------ Material
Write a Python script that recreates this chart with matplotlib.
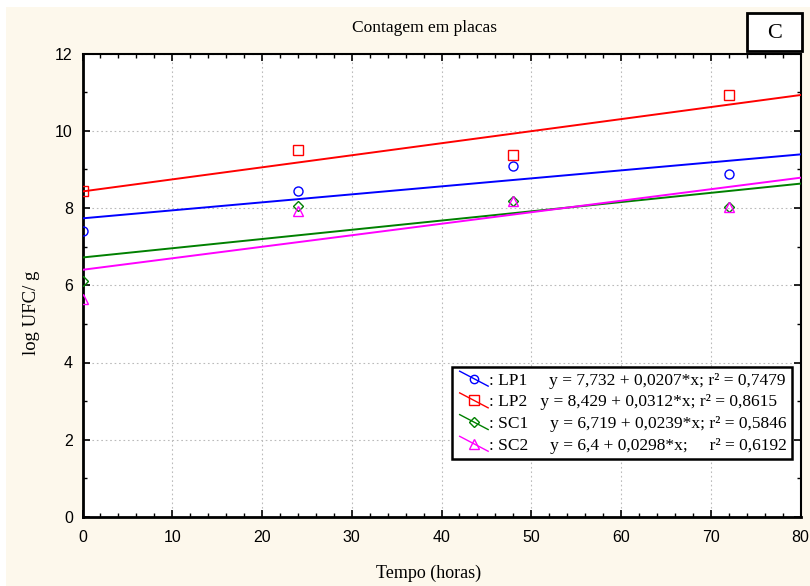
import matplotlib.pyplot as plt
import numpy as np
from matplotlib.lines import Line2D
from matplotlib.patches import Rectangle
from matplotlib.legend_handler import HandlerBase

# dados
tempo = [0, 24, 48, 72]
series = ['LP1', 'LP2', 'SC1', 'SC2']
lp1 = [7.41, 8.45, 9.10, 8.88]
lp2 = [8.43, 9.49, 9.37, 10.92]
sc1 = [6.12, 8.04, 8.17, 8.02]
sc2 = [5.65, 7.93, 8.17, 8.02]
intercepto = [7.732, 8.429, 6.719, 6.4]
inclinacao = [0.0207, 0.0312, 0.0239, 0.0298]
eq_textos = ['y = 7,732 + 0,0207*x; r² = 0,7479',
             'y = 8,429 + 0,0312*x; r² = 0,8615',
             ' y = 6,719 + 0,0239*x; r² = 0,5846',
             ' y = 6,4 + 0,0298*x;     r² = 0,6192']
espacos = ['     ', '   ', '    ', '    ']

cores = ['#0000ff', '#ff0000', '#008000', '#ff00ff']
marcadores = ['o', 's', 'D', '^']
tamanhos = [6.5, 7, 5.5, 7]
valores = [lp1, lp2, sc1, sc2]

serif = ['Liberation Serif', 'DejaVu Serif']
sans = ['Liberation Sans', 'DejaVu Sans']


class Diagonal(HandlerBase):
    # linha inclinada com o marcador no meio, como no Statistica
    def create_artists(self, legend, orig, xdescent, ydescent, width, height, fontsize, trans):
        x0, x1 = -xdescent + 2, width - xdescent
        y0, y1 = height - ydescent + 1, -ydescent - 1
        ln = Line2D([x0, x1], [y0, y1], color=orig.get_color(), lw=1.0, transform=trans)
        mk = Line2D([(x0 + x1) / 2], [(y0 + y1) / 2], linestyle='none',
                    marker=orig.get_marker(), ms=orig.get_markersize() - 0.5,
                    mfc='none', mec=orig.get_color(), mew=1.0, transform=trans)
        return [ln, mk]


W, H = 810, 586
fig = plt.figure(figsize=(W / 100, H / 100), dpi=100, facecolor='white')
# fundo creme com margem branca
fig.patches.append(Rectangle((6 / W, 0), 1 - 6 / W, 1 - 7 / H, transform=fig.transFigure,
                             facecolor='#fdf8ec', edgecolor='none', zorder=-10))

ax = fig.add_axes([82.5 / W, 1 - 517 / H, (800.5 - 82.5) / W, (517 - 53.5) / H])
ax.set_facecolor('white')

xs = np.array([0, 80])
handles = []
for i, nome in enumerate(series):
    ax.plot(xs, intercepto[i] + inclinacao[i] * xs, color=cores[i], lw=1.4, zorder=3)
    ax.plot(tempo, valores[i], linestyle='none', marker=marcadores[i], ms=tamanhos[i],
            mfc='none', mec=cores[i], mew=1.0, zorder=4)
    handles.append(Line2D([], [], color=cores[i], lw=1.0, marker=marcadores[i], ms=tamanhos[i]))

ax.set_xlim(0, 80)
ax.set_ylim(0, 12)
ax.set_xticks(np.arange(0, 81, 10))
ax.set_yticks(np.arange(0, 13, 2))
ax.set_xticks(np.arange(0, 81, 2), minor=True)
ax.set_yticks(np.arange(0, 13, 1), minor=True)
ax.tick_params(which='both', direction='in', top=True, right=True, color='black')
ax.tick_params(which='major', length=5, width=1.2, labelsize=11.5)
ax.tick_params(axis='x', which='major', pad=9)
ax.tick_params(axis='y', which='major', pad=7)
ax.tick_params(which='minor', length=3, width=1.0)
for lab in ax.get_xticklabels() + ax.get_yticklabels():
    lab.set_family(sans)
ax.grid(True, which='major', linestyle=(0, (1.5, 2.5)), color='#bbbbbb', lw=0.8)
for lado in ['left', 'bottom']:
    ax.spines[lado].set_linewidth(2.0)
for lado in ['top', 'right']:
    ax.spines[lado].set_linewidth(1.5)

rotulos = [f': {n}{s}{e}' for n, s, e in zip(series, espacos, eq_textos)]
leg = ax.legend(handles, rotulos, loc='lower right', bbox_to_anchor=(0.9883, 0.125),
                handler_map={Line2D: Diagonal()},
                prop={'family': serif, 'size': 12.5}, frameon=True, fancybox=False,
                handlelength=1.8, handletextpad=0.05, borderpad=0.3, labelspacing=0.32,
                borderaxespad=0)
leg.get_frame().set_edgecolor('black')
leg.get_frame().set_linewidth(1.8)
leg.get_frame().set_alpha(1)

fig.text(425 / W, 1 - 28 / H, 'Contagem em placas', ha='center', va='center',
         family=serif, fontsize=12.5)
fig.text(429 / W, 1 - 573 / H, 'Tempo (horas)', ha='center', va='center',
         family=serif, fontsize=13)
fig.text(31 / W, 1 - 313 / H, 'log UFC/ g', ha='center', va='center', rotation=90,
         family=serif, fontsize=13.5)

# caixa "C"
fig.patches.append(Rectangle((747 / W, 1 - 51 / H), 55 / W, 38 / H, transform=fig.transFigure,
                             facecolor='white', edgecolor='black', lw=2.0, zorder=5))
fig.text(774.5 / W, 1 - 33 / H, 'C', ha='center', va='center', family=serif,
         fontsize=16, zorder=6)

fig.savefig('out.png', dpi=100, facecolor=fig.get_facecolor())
------------
§ **The problem**
Scan the material above. Extract every line in which the word "matplotlib" occurs.

§ **Exercise answer**
Write a Python script that recreates this chart with matplotlib.
import matplotlib.pyplot as plt
from matplotlib.lines import Line2D
from matplotlib.patches import Rectangle
from matplotlib.legend_handler import HandlerBase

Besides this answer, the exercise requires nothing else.